- What you need to do -
Identify each line below that contains the word "this", and copy it out.

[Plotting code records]
# # # # # # #

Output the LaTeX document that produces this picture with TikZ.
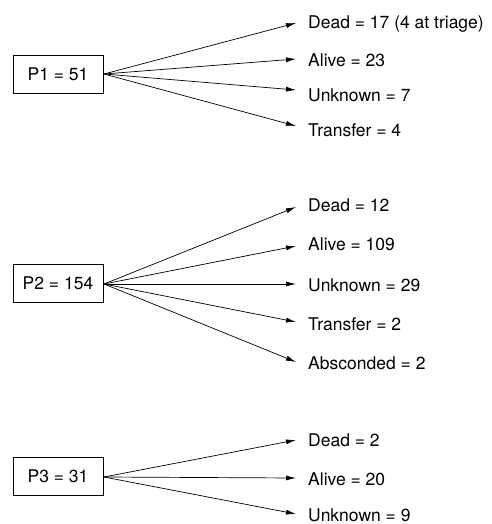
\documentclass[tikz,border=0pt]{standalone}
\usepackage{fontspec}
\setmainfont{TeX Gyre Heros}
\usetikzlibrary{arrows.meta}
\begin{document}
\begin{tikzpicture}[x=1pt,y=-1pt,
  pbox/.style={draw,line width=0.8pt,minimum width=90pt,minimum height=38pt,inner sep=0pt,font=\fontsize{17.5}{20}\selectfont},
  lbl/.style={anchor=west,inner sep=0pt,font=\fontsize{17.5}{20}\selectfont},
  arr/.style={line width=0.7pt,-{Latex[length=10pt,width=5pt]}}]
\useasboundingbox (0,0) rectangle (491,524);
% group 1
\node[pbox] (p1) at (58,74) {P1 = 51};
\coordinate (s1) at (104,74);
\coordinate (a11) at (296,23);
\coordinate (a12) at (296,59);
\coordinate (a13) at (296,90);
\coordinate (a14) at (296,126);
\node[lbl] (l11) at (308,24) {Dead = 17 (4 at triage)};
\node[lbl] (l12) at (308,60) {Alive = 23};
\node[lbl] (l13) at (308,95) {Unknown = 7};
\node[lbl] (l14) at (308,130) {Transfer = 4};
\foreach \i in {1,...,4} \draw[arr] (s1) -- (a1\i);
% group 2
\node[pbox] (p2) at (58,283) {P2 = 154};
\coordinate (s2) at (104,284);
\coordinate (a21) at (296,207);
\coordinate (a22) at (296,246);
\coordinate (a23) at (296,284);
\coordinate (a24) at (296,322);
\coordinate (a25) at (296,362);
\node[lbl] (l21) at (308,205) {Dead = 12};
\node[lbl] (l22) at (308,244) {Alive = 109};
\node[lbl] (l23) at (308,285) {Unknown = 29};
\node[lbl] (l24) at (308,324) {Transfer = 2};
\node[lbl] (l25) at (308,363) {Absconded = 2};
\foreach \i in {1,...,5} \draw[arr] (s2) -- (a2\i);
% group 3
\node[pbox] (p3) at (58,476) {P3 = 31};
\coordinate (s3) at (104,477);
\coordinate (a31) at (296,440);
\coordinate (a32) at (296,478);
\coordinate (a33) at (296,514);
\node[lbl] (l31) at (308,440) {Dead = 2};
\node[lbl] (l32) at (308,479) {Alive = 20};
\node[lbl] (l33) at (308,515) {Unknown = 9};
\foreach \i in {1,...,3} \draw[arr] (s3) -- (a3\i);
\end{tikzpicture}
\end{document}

# # # # # # #

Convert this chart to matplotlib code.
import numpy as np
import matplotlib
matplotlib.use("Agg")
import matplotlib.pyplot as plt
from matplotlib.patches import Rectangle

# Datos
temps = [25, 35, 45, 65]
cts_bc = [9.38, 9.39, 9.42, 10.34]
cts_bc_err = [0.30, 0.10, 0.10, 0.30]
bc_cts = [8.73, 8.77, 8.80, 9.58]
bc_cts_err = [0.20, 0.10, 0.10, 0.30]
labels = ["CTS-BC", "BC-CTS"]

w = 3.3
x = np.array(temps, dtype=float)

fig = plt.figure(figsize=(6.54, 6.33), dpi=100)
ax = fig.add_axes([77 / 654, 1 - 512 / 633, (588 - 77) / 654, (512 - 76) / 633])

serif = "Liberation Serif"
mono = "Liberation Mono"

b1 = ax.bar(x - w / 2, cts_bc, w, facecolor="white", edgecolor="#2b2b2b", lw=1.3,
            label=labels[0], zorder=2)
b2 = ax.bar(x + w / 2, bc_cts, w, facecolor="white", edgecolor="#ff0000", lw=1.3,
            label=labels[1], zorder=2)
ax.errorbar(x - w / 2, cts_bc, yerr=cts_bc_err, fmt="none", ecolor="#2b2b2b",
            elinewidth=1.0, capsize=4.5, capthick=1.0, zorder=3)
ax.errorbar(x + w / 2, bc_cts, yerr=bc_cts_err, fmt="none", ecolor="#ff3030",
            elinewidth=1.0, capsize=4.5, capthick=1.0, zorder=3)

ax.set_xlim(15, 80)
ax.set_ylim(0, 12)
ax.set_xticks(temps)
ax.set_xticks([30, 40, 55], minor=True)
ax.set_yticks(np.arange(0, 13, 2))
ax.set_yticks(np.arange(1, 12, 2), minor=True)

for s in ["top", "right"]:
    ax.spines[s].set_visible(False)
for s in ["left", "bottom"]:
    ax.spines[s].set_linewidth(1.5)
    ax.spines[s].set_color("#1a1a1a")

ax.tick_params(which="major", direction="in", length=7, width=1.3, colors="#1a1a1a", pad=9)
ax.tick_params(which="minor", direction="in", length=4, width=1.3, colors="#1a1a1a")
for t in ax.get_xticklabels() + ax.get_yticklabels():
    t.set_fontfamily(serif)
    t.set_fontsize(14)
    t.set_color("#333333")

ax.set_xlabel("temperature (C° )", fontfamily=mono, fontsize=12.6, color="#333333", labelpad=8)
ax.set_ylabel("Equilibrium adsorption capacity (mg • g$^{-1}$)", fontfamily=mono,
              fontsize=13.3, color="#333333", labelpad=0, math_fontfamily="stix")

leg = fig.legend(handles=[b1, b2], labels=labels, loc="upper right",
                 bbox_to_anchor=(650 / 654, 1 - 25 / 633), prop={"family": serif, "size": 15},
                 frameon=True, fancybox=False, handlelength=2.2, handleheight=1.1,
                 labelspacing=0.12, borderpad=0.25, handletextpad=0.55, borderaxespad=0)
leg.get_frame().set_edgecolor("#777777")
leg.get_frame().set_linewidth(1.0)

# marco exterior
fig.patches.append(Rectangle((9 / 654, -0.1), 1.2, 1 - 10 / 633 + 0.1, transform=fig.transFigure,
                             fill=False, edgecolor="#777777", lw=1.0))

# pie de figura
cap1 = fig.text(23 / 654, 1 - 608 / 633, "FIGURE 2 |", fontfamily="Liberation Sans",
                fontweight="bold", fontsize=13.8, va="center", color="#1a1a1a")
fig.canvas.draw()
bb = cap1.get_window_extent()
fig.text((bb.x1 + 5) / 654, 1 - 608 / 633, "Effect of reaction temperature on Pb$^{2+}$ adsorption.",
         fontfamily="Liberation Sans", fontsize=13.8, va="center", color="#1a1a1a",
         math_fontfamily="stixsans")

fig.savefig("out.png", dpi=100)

# # # # # # #

- Final result -
Output the LaTeX document that produces this picture with TikZ.
Convert this chart to matplotlib code.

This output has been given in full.